Nicola Sturgeon, First Minister of Scotland, claimed after the election that the Scottish National Party did not lose the election for Labour, rather, it was Labour that failed to uphold its end of the implicit bargain to "lock the Tories out of Westminster" by failing to defeat the Conservative Party in England. She was not entirely wrong.

Sturgeon was clearly attempting to draw the sting from the Labour truism that if you vote SNP, you get the Tories. Yet, sadly, this is exactly what appears to have transpired for the Scots. The tyranny of the first-past-the-post system as a force for the status-quo, two-party duopoly is on full display again. Vote for a third party, and all you end up doing is splitting votes on one side, handing victory to the other side.

Look at the results In England, Labour lost a mere 6 seats and gained 21, a net gain of 15, and hardly enough to explain the major gains on the right. The Tories gained 31 seats and lost 11, a net gain of 20. So in England, there's a net of 5 seats between Labour and Conservative.

The Tories' gains came almost entirely at the expense of their erstwhile coalition partners, the Liberal Democrats. These self-proclaimed centrists and moderates lost a crippling 36 of their 42 seats in England. Wales was basically static, with minor gains for the Tories.

Labour did indeed fail to take any English territory off the Tories, mainly in the midlands it won under Blair. The interesting story there is again a splitting of the anti-Tory vote, this time between Labour and the insurgent English nationalist party, the United Kingdom Independence Party (UKIP).

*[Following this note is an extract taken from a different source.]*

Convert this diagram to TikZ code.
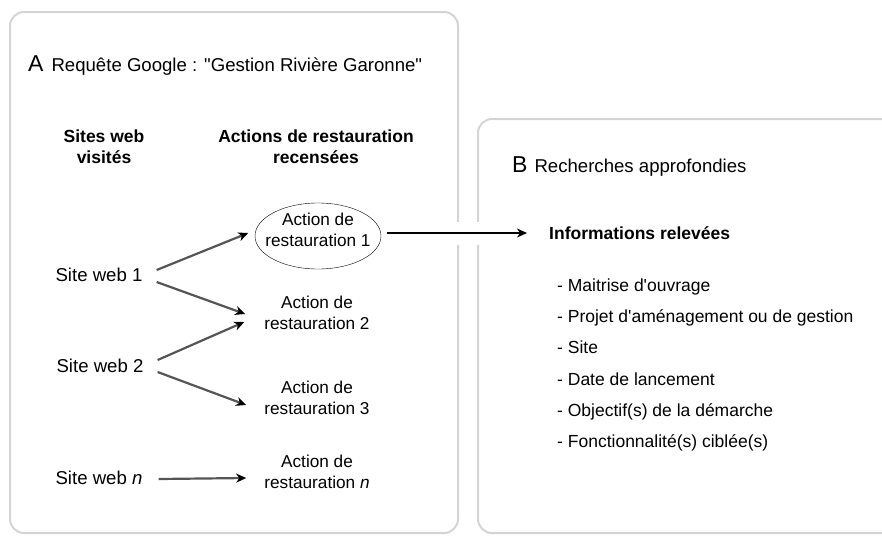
\documentclass[tikz,border=0pt]{standalone}
\usepackage{fontspec}
\setmainfont{Liberation Sans}
\usetikzlibrary{arrows.meta}
\definecolor{boxgray}{HTML}{D4D4D4}
\definecolor{arrgray}{HTML}{555555}
\tikzset{
  panel/.style={draw=boxgray, line width=2pt, rounded corners=14pt},
  txt/.style={inner sep=0pt, font=\fontsize{18.6}{22}\selectfont, align=center},
  act/.style={inner sep=0pt, font=\fontsize{17.2}{21.5}\selectfont, align=center},
  hdr/.style={inner sep=0pt, font=\bfseries\fontsize{17.5}{21}\selectfont, align=center},
  item/.style={inner sep=0pt, font=\fontsize{17.5}{21}\selectfont, anchor=base west},
  link/.style={draw=arrgray, line width=2.2pt, -{Stealth[length=10pt,width=9pt,inset=3pt,color=black]}},
  mainlink/.style={draw=black, line width=1.6pt, -{Stealth[length=10pt,width=9pt,inset=3pt]}}
}
\begin{document}
\begin{tikzpicture}[x=1pt,y=-1pt]
\useasboundingbox (0,0) rectangle (882,536);
% panels
\draw[panel] (10,12) rectangle (458,533);
\draw[panel] (478,119) rectangle (920,533);
\fill[white] (450,222) rectangle (486,245);
% headings
\node[inner sep=0pt, anchor=base west] (ttlA) at (28,71) {{\fontsize{23}{23}\selectfont A}\hspace{8pt}{\fontsize{18.6}{22}\selectfont Requête Google : \textquotedbl Gestion Rivière Garonne\textquotedbl}};
\node[inner sep=0pt, anchor=base west] (ttlB) at (512,172) {{\fontsize{23}{23}\selectfont B}\hspace{7pt}{\fontsize{18.6}{22}\selectfont Recherches approfondies}};
\node[hdr] (hsites) at (104,147) {Sites web\\visités};
\node[hdr] (hactions) at (316,147) {Actions de restauration\\recensées};
% sites
\node[txt] (s1) at (99,275) {Site web 1};
\node[txt] (s2) at (100,366) {Site web 2};
\node[txt] (sn) at (99,478) {Site web \textit{n}};
% actions
\node[act] (a1) at (318,230) {Action de\\restauration 1};
\draw[thin] ([yshift=-6pt]a1.center) ellipse [x radius=63pt, y radius=33pt];
\node[act] (a2) at (317,313) {Action de\\restauration 2};
\node[act] (a3) at (317,398) {Action de\\restauration 3};
\node[act] (an) at (317,472) {Action de\\restauration \textit{n}};
% info
\node[inner sep=0pt, anchor=base west, font=\bfseries\fontsize{17.5}{21}\selectfont] (info) at (549,239) {Informations relevées};
\node[item] (i1) at (557,291) {- Maitrise d\textquotesingle ouvrage};
\node[item] (i2) at (557,322) {- Projet d\textquotesingle aménagement ou de gestion};
\node[item] (i3) at (557,353) {- Site};
\node[item] (i4) at (557,385) {- Date de lancement};
\node[item] (i5) at (557,416) {- Objectif(s) de la démarche};
\node[item] (i6) at (557,447) {- Fonctionnalité(s) ciblée(s)};
% connectors
\draw[link] ([shift={(14,-5)}]s1.east) -- ([shift={(-17,3)}]a1.west);
\draw[link] ([shift={(14,7)}]s1.east) -- ([shift={(-19,1)}]a2.west);
\draw[link] ([shift={(14,-6)}]s2.east) -- ([shift={(-20,9)}]a2.west);
\draw[link] ([shift={(14,6)}]s2.east) -- ([shift={(-18,7)}]a3.west);
\draw[link] ([shift={(16,1)}]sn.east) -- ([shift={(-18,6)}]an.west);
\draw[mainlink] ([shift={(69,3)}]a1.center) -- ([xshift=-22pt]info.west |- 0,233);
\end{tikzpicture}
\end{document}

UKIP came third in many seats in the midlands and second in some Labour strongholds in the North; it is now the third-largest party in terms of national vote share with almost 13 percent of the vote. Yet the severe voting system rewarded it with a single seat, with even its anti-immigrant acerbic leader Nigel Farage losing to a Tory.

The English story, then, is mainly one of churning within the center-right coalition, with the Tories cannibalising their partners and consolidating the right-wing vote in the face of an opposition that was divided between Labour and UKIP. Contrary to pre-election suspicions that UKIP would hurt the Tories, it appears as if some of the remnants of the Northern working class have opted for the English nationalists and punished Labour.

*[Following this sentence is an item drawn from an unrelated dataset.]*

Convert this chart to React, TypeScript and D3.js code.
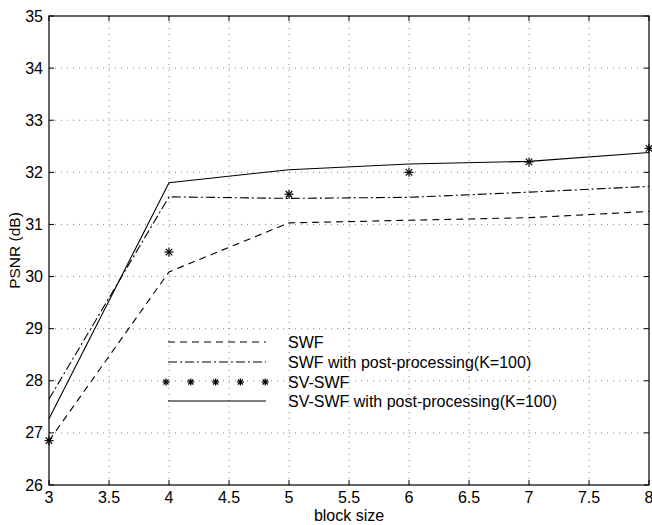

Yet, given the numbers - a net English lead of 5 for the Tories - this story is a somewhat minor plot point to the major drama of the evening, Scotland. In Scotland, Labour lost all its 40 seats to the SNP, with the Lib Dems losing its 10 Scottish seats to the nationalists, who now have a virtual monopoly of Scottish representation in Westminster. This much was expected on a night when the fake-science of pre-election polling was utterly exposed in getting so much wrong (this election has been as troubling for quantitative social science as it is for some participants).

What the Labour think-machine has failed to register is that class politics is now speaking through the idiom of nationalism: both English nationalism with UKIP, and Scottish nationalism with the SNP.

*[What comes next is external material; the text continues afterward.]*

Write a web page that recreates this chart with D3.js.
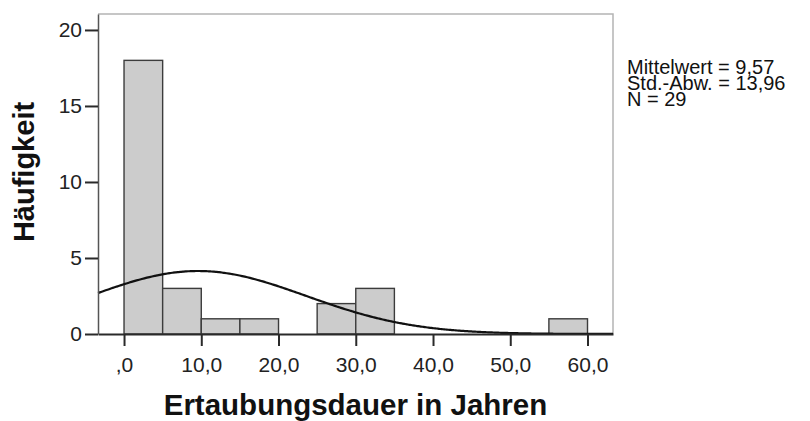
<!DOCTYPE html>
<html>
<head>
<meta charset="utf-8">
<script src="https://cdn.jsdelivr.net/npm/d3@7"></script>
<style>
  body { margin: 0; background: #fff; }
  svg { display: block; font-family: Arial, "Liberation Sans", sans-serif; }
</style>
</head>
<body>
<div id="app"></div>
<script>
// histogram bins (lower edge, upper edge, count)
const binStarts = [0, 5, 10, 15, 25, 30, 55];
const binEnds = [5, 10, 15, 20, 30, 35, 60];
const counts = [18, 3, 1, 1, 2, 3, 1];

const xTicks = [0, 10, 20, 30, 40, 50, 60];
const xTickLabels = [',0', '10,0', '20,0', '30,0', '40,0', '50,0', '60,0'];
const yTicks = [0, 5, 10, 15, 20];

const statLines = ['Mittelwert = 9,57', 'Std.-Abw. = 13,96', 'N = 29'];
const mean = 9.57;
const sd = 13.96;
const n = 29;
const binWidth = 5;

const width = 810;
const height = 421;
const plot = { left: 98, right: 613, top: 14, bottom: 334 };

const svg = d3.select('#app').append('svg')
  .attr('width', width)
  .attr('height', height);

const x = d3.scaleLinear()
  .domain([-3.37, 63.3])
  .range([plot.left, plot.right]);

const y = d3.scaleLinear()
  .domain([0, 21.05])
  .range([plot.bottom, plot.top]);

// frame (top and right are light)
svg.append('path')
  .attr('d', `M${plot.left},${plot.top}H${plot.right}V${plot.bottom}`)
  .attr('fill', 'none')
  .attr('stroke', '#b4b4b4')
  .attr('stroke-width', 1.5);

// bars
svg.append('g').selectAll('rect')
  .data(counts)
  .enter().append('rect')
  .attr('x', (d, i) => x(binStarts[i]))
  .attr('y', d => y(d))
  .attr('width', (d, i) => x(binEnds[i]) - x(binStarts[i]))
  .attr('height', d => y(0) - y(d))
  .attr('fill', '#cccccc')
  .attr('stroke', '#3c3c3c')
  .attr('stroke-width', 1.4);

// fitted normal curve from the shown statistics
const curveXs = d3.range(0, 201).map(i => x.domain()[0] + (x.domain()[1] - x.domain()[0]) * i / 200);
const normal = v => n * binWidth / (sd * Math.sqrt(2 * Math.PI)) * Math.exp(-0.5 * ((v - mean) / sd) ** 2);

svg.append('path')
  .datum(curveXs)
  .attr('d', d3.line().x(d => x(d)).y(d => y(normal(d))).curve(d3.curveBasis))
  .attr('fill', 'none')
  .attr('stroke', '#111')
  .attr('stroke-width', 2.2);

// axes
const xAxis = d3.axisBottom(x)
  .tickValues(xTicks)
  .tickFormat((d, i) => xTickLabels[i])
  .tickSize(12)
  .tickPadding(11)
  .tickSizeOuter(0);

const gx = svg.append('g')
  .attr('transform', `translate(0,${plot.bottom})`)
  .call(xAxis);
gx.select('.domain').attr('stroke', '#2a2a2a').attr('stroke-width', 2.2);
gx.selectAll('.tick line').attr('stroke', '#2a2a2a').attr('stroke-width', 2);
gx.selectAll('.tick text')
  .attr('font-size', 21)
  .attr('font-family', 'Arial, "Liberation Sans", sans-serif')
  .attr('fill', '#222');

const yAxis = d3.axisLeft(y)
  .tickValues(yTicks)
  .tickSize(13)
  .tickPadding(3)
  .tickSizeOuter(0);

const gy = svg.append('g')
  .attr('transform', `translate(${plot.left},0)`)
  .call(yAxis);
gy.select('.domain').attr('stroke', '#555').attr('stroke-width', 1.5);
gy.selectAll('.tick line').attr('stroke', '#2a2a2a').attr('stroke-width', 2);
gy.selectAll('.tick text')
  .attr('font-size', 21)
  .attr('font-family', 'Arial, "Liberation Sans", sans-serif')
  .attr('fill', '#222');

// titles
svg.append('text')
  .attr('x', (plot.left + plot.right) / 2)
  .attr('y', 415)
  .attr('text-anchor', 'middle')
  .attr('font-size', 29.5)
  .attr('font-weight', 'bold')
  .attr('fill', '#111')
  .text('Ertaubungsdauer in Jahren');

svg.append('text')
  .attr('transform', 'translate(34,172) rotate(-90)')
  .attr('text-anchor', 'middle')
  .attr('font-size', 29)
  .attr('font-weight', 'bold')
  .attr('fill', '#111')
  .text('Häufigkeit');

// statistics, one text block with tight line spacing
svg.append('text')
  .attr('x', 627)
  .attr('y', 74)
  .attr('font-size', 20)
  .attr('fill', '#111')
  .selectAll('tspan')
  .data(statLines)
  .enter().append('tspan')
  .attr('x', 627)
  .attr('dy', (d, i) => i ? 16 : 0)
  .text(d => d);
</script>
</body>
</html>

It's not that Labour was too tribally left, with too much of "Red Ed" and lingering Old-Labour, redistributionist sentiment. It is that Labour is still too shy of nationalism, failing to render its fairly sound argument about economic justice and industrial policy in terms in which the working classes of the North and Scotland could imagine themselves.

A left version of nationalism that incorporates these economic arguments will have to be fabricated from scratch. Its absence in the UK and beyond accounts for the consolidation of the centre right.

If the SNP represents an emergent Old Labour ethic in tartan, and the Tories an elite, southern consensus around neo-liberalism and austerity, then this election has exposed the deep divisions in British society that have polarised the electorate. The center, represented by the Lib Dems, was ripped apart.

This polarization is why the tone from the victorious Tories will be conciliatory, faux-compassionate conservatism under the sign of St. George's Cross. They're retailing it under a new brand name, "blue collar conservatism."

Look at the pattern of votes, and it becomes clear that the legacy of the uneven geographical development of English capitalism continues to haunt its politics. The SNP are big in post-industrial Scotland, Labour are still powerful in the old northern English industrial areas of  greater Manchester, Liverpool, Birmingham, South Wales, on Tyneside, and of course in London. The surrounding belts of countryside, home of the suburban, service-sector upper-middle classes, are Tory.

This is at once a class division, an urban/rural division, and a regional division given the North/South axis of British Industry/Finance.

Narratives adequate to speak simultaneously to these divisions are missing. Class is the deep driver, but it can't seem to speak its name. The urban/rural divide gets played out as a demand for empowering local government across the country, hence the new vogue for devolution. And the regional dimension finds its loudest voice in Scottish nationalism.

No British party has managed to speak to across all these divides, which is precisely why this election was too hard to call. In the end, the clarion call of English nationalism might imperil the very union that "one-nation" Tories seek to secure.

What then of emerging Scottish model of progressive nationalism? With oil prices tanking, the SNP now need a proper industrial policy if it is going to make use of any future fiscal federalism. Having made a breach in the nation's electoral calculus yet finding themselves on the opposition benches, the SNP now have a duty to take their alloy of nationalism and economic justice to a broader audience. Much depends on their success.

(Anush Kapadia is a lecturer on political economy at City University in London.)